Onstage their musical and personal symbiosis was even more compelling, especially in a venue like the Perth Concert Hall, which despite its size has a unique sonic warmth and intimacy. As a classical venue, it can feel a little formal for popular gigs, but here the acoustic and visual focus was perfect, as Welch and Rawlings play and sing without amps or fold-back speakers, but simply stand and deliver in front of two mics, their performance-style as bare-bones as their instrumentation or the sound production on their recordings. The set includes a generous selection of songs from most of their albums, but especially The Harrow and the Harvest; highlights for me were the heart-rending love-loss ballad ‘The Way It Will Be’, the plaintive nostalgia of ‘Down Along the Dixie Line’, the epic ‘Hard Times’ (about a farmer and his mule) and the elusive quicksilver mystery of ‘Six White Horses’ (complete with outbursts of thigh-slapping and folk-dancing from Welch accompanied by Rawlings on banjo and harmonica).
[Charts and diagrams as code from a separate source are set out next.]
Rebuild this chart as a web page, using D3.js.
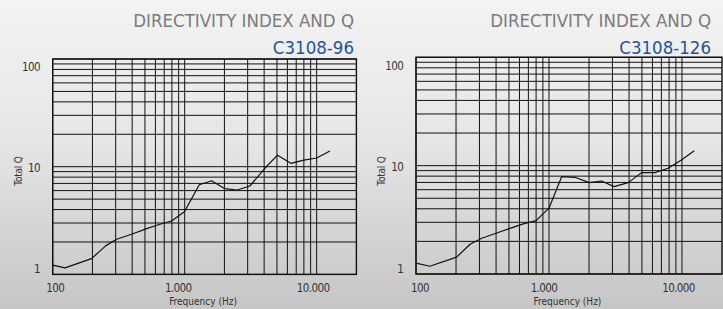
<!DOCTYPE html>
<html>
<head>
<meta charset="utf-8">
<script src="https://cdn.jsdelivr.net/npm/d3@7"></script>
<style>
  html, body { margin: 0; padding: 0; }
  body { width: 723px; height: 309px; overflow: hidden; }
  svg { display: block; }
</style>
</head>
<body>
<script>
// Courbes (fréquence en Hz, Q total)
const freq96 = [100, 124, 197, 253, 305, 396, 515, 650, 795, 995, 1290, 1600, 2016, 2500, 3120, 4050, 5050, 6375, 8000, 10000, 12600];
const q96    = [1.22, 1.15, 1.40, 1.85, 2.12, 2.36, 2.66, 2.92, 3.13, 3.82, 6.8, 7.4, 6.25, 6.08, 6.62, 9.67, 12.8, 10.75, 11.5, 12.05, 14.0];

const freq126 = [100, 127, 202, 255, 312, 400, 509, 641, 800, 1000, 1245, 1566, 2008, 2489, 3087, 3943, 4972, 6263, 7866, 9904, 12360];
const q126    = [1.26, 1.18, 1.43, 1.88, 2.14, 2.38, 2.64, 2.90, 3.11, 4.05, 7.91, 7.81, 6.97, 7.22, 6.4, 6.97, 8.62, 8.62, 9.46, 11.3, 13.7];

const titles = ["DIRECTIVITY INDEX AND Q", "DIRECTIVITY INDEX AND Q"];
const models = ["C3108-96", "C3108-126"];
const xTickValues = [100, 1000, 10000];
const xTickLabels = ["100", "1.000", "10.000"];
const yTickValues = [1, 10, 100];
const yTickLabels = ["1", "10", "100"];
const xLabel = "Frequency (Hz)";
const yLabel = "Total Q";

const W = 723, H = 309;
const font = "'Liberation Sans Narrow', 'DejaVu Sans Condensed', 'Liberation Sans', sans-serif";

const svg = d3.select("body").append("svg")
    .attr("width", W)
    .attr("height", H)
    .attr("viewBox", [0, 0, W, H]);

// fond dégradé gris
const defs = svg.append("defs");
const grad = defs.append("linearGradient")
    .attr("id", "bg")
    .attr("x1", 0).attr("y1", 0).attr("x2", 0).attr("y2", 1);
grad.append("stop").attr("offset", "0%").attr("stop-color", "#f3f3f3");
grad.append("stop").attr("offset", "45%").attr("stop-color", "#e6e6e6");
grad.append("stop").attr("offset", "100%").attr("stop-color", "#c6c6c6");
svg.append("rect").attr("width", W).attr("height", H).attr("fill", "url(#bg)");

// lignes de la grille : 1..9 par décade
function decadeValues(from, to) {
    const v = [];
    for (let d = from; d < to; d *= 10) {
        for (let k = 1; k < 10; k++) v.push(d * k);
    }
    v.push(to);
    return v;
}

const charts = [
    {freq: freq96, q: q96, left: 52.7, right: 356.4, top: 59, bottom: 274.4, titleX: 354, dx: [2.5, -6.5, -3.5]},
    {freq: freq126, q: q126, left: 416, right: 722, top: 57.3, bottom: 274, titleX: 711, dx: [4, -5, -3.5]}
];

charts.forEach((c, i) => {
    const g = svg.append("g");

    const x = d3.scaleLog().domain([100, 20000]).range([c.left, c.right]);
    const y = d3.scaleLog().domain([1, 100]).range([c.bottom, c.top]);
    // les libellés de l'axe Y sont un peu resserrés sur l'original
    const yLab = d3.scaleLog().domain([1, 100]).range([c.bottom - 5.3, c.top + 8.2]);

    // titres
    g.append("text")
        .attr("x", c.titleX).attr("y", 27.3)
        .attr("text-anchor", "end")
        .attr("font-family", font)
        .attr("font-size", 18.5)
        .attr("fill", "#7b7b7b")
        .text(titles[i]);
    g.append("text")
        .attr("x", c.titleX).attr("y", 54)
        .attr("text-anchor", "end")
        .attr("font-family", font)
        .attr("font-size", 18.5)
        .attr("fill", "#1d5690")
        .text(models[i]);

    const grid = g.append("g").attr("stroke", "#111").attr("stroke-width", 1).attr("fill", "none");

    grid.selectAll("line.v")
        .data(decadeValues(100, 10000))
        .join("line")
        .attr("class", "v")
        .attr("x1", d => x(d)).attr("x2", d => x(d))
        .attr("y1", c.top).attr("y2", c.bottom);

    grid.selectAll("line.h")
        .data(decadeValues(1, 100))
        .join("line")
        .attr("class", "h")
        .attr("x1", c.left).attr("x2", c.right)
        .attr("y1", d => y(d)).attr("y2", d => y(d));

    grid.append("rect")
        .attr("x", c.left).attr("y", c.top)
        .attr("width", c.right - c.left).attr("height", c.bottom - c.top)
        .attr("stroke-width", 1.4);

    // courbe
    const pts = c.freq.map((f, k) => [f, c.q[k]]);
    g.append("path")
        .datum(pts)
        .attr("fill", "none")
        .attr("stroke", "#111")
        .attr("stroke-width", 1.2)
        .attr("stroke-linejoin", "round")
        .attr("d", d3.line().x(d => x(d[0])).y(d => y(d[1])));

    // libellés axe X
    g.selectAll("text.xt")
        .data(xTickValues)
        .join("text")
        .attr("class", "xt")
        .attr("x", (d, k) => x(d) + c.dx[k])
        .attr("y", 291.7)
        .attr("text-anchor", "middle")
        .attr("font-family", font)
        .attr("font-size", 11.5)
        .attr("letter-spacing", -0.6)
        .attr("fill", "#333")
        .text((d, k) => xTickLabels[k]);

    // libellés axe Y
    g.selectAll("text.yt")
        .data(yTickValues)
        .join("text")
        .attr("class", "yt")
        .attr("x", c.left - 12.7)
        .attr("y", d => yLab(d))
        .attr("dy", "0.36em")
        .attr("text-anchor", "end")
        .attr("font-family", font)
        .attr("font-size", 11.5)
        .attr("letter-spacing", -0.6)
        .attr("fill", "#333")
        .text((d, k) => yTickLabels[k]);

    g.append("text")
        .attr("x", (c.left + c.right) / 2 - 1.5)
        .attr("y", 305)
        .attr("text-anchor", "middle")
        .attr("font-family", font)
        .attr("font-size", 10)
        .attr("fill", "#333")
        .text(xLabel);

    g.append("text")
        .attr("transform", `translate(${c.left - 31},${171}) rotate(-90)`)
        .attr("text-anchor", "middle")
        .attr("font-family", font)
        .attr("font-size", 10)
        .attr("letter-spacing", -0.2)
        .attr("fill", "#333")
        .text(yLabel);
});
</script>
</body>
</html>
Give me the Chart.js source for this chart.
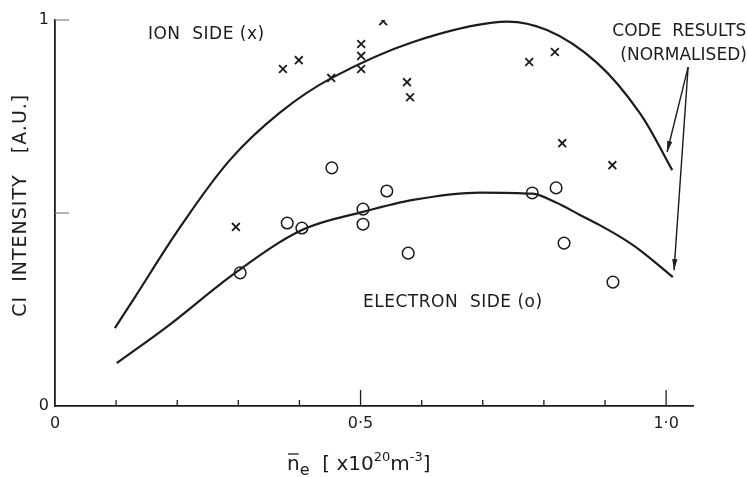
<!DOCTYPE html>
<html>
<head>
<meta charset="utf-8">
<script src="https://cdn.jsdelivr.net/npm/chart.js@4/dist/chart.umd.min.js"></script>
<style>
  html, body { margin: 0; padding: 0; background: #ffffff; }
  #wrap { position: relative; width: 747px; height: 477px; }
</style>
</head>
<body>
<div id="wrap"><canvas id="c" width="747" height="477"></canvas></div>
<script>
// ---- data ----
const ionX  = [0.296, 0.373, 0.399, 0.452, 0.501, 0.501, 0.501, 0.537, 0.576, 0.581, 0.776, 0.818, 0.830, 0.912];
const ionY  = [0.464, 0.873, 0.896, 0.850, 0.938, 0.907, 0.873, 0.997, 0.839, 0.800, 0.891, 0.917, 0.681, 0.624];
const elecX = [0.303, 0.380, 0.404, 0.453, 0.504, 0.504, 0.543, 0.578, 0.781, 0.820, 0.833, 0.913];
const elecY = [0.345, 0.474, 0.461, 0.617, 0.510, 0.471, 0.557, 0.396, 0.552, 0.565, 0.422, 0.321];

const ionCodeX  = [0.098, 0.128, 0.205, 0.286, 0.368, 0.453, 0.586, 0.728, 0.805, 0.887, 0.957, 1.010];
const ionCodeY  = [0.202, 0.275, 0.464, 0.637, 0.760, 0.850, 0.943, 0.995, 0.974, 0.889, 0.759, 0.611];
const elecCodeX = [0.101, 0.183, 0.295, 0.404, 0.504, 0.586, 0.696, 0.781, 0.820, 0.859, 0.892, 0.925, 0.957, 1.011];
const elecCodeY = [0.111, 0.205, 0.345, 0.456, 0.503, 0.534, 0.553, 0.550, 0.527, 0.495, 0.468, 0.438, 0.404, 0.334];

const xTickValues = [0, 0.5, 1.0];
const xTickLabels = ['0', '0·5', '1·0'];
const yTickValues = [0, 0.5, 1];
const yTickLabels = ['0', '', '1'];
const xMinorTicks = [0.1, 0.2, 0.3, 0.4, 0.6, 0.7, 0.8, 0.9];
const xMajorTicks = [0.5, 1.0];
const yInnerTicks = [0.5, 1];

const INK = '#1c1c1c';
const FONT = '"DejaVu Sans", "Liberation Sans", sans-serif';

const pts = (xs, ys) => xs.map((x, i) => ({ x: x, y: ys[i] }));

const decor = {
  id: 'decor',
  afterDatasetsDraw(chart) {
    const ctx = chart.ctx;
    const xs = chart.scales.x, ys = chart.scales.y;
    const X = v => xs.getPixelForValue(v), Y = v => ys.getPixelForValue(v);
    const base = Y(0), left = X(0);
    ctx.save();
    ctx.strokeStyle = INK;
    ctx.lineWidth = 1.3;
    // inward x ticks
    xMinorTicks.forEach(v => { ctx.beginPath(); ctx.moveTo(X(v), base); ctx.lineTo(X(v), base - 6); ctx.stroke(); });
    xMajorTicks.forEach(v => { ctx.beginPath(); ctx.moveTo(X(v), base); ctx.lineTo(X(v), base - 16); ctx.stroke(); });
    ctx.strokeStyle = '#8a8a8a';
    yInnerTicks.forEach(v => { ctx.beginPath(); ctx.moveTo(left, Y(v)); ctx.lineTo(left + 14, Y(v)); ctx.stroke(); });

    // annotations
    ctx.fillStyle = INK;
    ctx.textBaseline = 'middle';
    ctx.textAlign = 'left';
    ctx.font = '17px ' + FONT;
    ctx.letterSpacing = '0.5px';
    ctx.fillText('ION  SIDE (x)', X(0.152), Y(0.961));
    ctx.fillText('ELECTRON  SIDE (o)', X(0.504), Y(0.269));
    ctx.letterSpacing = '0px';
    ctx.fillText('CODE  RESULTS', X(0.912), Y(0.969));
    ctx.fillText('(NORMALISED)', X(0.925), Y(0.909));

    // arrows
    const arrow = (x0, y0, x1, y1) => {
      const ax = X(x0), ay = Y(y0), bx = X(x1), by = Y(y1);
      ctx.strokeStyle = INK; ctx.lineWidth = 1.4;
      ctx.beginPath(); ctx.moveTo(ax, ay); ctx.lineTo(bx, by); ctx.stroke();
      const ang = Math.atan2(by - ay, bx - ax), L = 11, W = 2.6;
      ctx.beginPath();
      ctx.moveTo(bx, by);
      ctx.lineTo(bx - L * Math.cos(ang) + W * Math.sin(ang), by - L * Math.sin(ang) - W * Math.cos(ang));
      ctx.lineTo(bx - L * Math.cos(ang) - W * Math.sin(ang), by - L * Math.sin(ang) + W * Math.cos(ang));
      ctx.closePath(); ctx.fill();
    };
    arrow(1.036, 0.878, 1.0016, 0.658);
    arrow(1.036, 0.878, 1.013, 0.352);

    // y axis title
    ctx.save();
    ctx.translate(21, Y(0.52));
    ctx.rotate(-Math.PI / 2);
    ctx.textAlign = 'center';
    ctx.font = '19px ' + FONT;
    ctx.letterSpacing = '1px';
    ctx.fillText('CI  INTENSITY   [A.U.]', 0, 0);
    ctx.restore();

    // x axis title with overline, subscript and superscripts
    ctx.textAlign = 'left';
    ctx.textBaseline = 'alphabetic';
    ctx.letterSpacing = '0px';
    let cx = 287; const bl = 470;
    const seg = (t, size, dy) => { ctx.font = size + 'px ' + FONT; ctx.fillText(t, cx, bl + dy); const w = ctx.measureText(t).width; cx += w; return w; };
    const nx = cx;
    const nw = seg('n', 20, 0);
    ctx.lineWidth = 1.3; ctx.strokeStyle = INK;
    ctx.beginPath(); ctx.moveTo(nx + 1, bl - 16); ctx.lineTo(nx + nw - 1, bl - 16); ctx.stroke();
    seg('e', 16, 5);
    seg('  [ x10', 20, 0);
    seg('20', 13, -9);
    seg('m', 20, 0);
    seg('-3', 13, -9);
    seg(']', 20, 0);
    ctx.restore();
  }
};

new Chart(document.getElementById('c'), {
  type: 'scatter',
  data: {
    datasets: [
      { type: 'line', label: 'Code (ion)', data: pts(ionCodeX, ionCodeY), borderColor: INK, borderWidth: 2.2,
        pointRadius: 0, fill: false, tension: 0.35 },
      { type: 'line', label: 'Code (electron)', data: pts(elecCodeX, elecCodeY), borderColor: INK, borderWidth: 2.2,
        pointRadius: 0, fill: false, cubicInterpolationMode: 'monotone' },
      { label: 'Ion side', data: pts(ionX, ionY), pointStyle: 'crossRot', pointRadius: 5.5,
        borderColor: INK, backgroundColor: INK, pointBorderWidth: 1.8 },
      { label: 'Electron side', data: pts(elecX, elecY), pointStyle: 'circle', pointRadius: 5.8,
        borderColor: INK, backgroundColor: 'rgba(0,0,0,0)', pointBorderWidth: 1.5 }
    ]
  },
  options: {
    responsive: false,
    animation: false,
    events: [],
    layout: { padding: { top: 20, right: 54, bottom: 0, left: 0 } },
    plugins: { legend: { display: false }, tooltip: { enabled: false } },
    scales: {
      x: {
        type: 'linear', min: 0, max: 1.044,
        afterFit: s => { s.height = 71; },
        afterBuildTicks: s => { s.ticks = xTickValues.map(v => ({ value: v })); },
        grid: { display: false, drawTicks: false },
        border: { display: true, color: INK, width: 1.8 },
        ticks: { autoSkip: false, maxRotation: 0, padding: 8, color: INK,
          font: { family: FONT, size: 16 },
          callback: (v) => { const i = xTickValues.indexOf(v); return i >= 0 ? xTickLabels[i] : ''; } }
      },
      y: {
        type: 'linear', min: 0, max: 1,
        afterFit: s => { s.width = 55; },
        afterBuildTicks: s => { s.ticks = yTickValues.map(v => ({ value: v })); },
        grid: { display: false, drawTicks: false },
        border: { display: true, color: INK, width: 1.8 },
        ticks: { autoSkip: false, padding: 6, color: INK,
          font: { family: FONT, size: 16 },
          callback: (v) => { const i = yTickValues.indexOf(v); return i >= 0 ? yTickLabels[i] : ''; } }
      }
    }
  },
  plugins: [decor]
});
</script>
</body>
</html>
They’re one of the great duos of our time, and if you can still get tickets over east – well, as another inveterate cowboy-hat-wearer used to say: do yourself a favour.


Perth Fringe World runs till February 21st.

Loaded: A Double Bill of New Plays closes this Sunday 7th February.

Gillian Welch and Dave Rawlings play at The Palais in Melbourne this Friday 5th and Saturday 6th and the following fortnight Friday 19th and Saturday 20th; The Enmore in Sydney next Monday 8th, Tuesday 9th  and the following Tuesday 16th ; the Tivoli in Brisbane next Thursday 11th and Friday 12th ; the A&I Hall in Bangalow next Saturday 13th and Sunday 14th; and the Playhouse in Canberra on Wednesday 17th.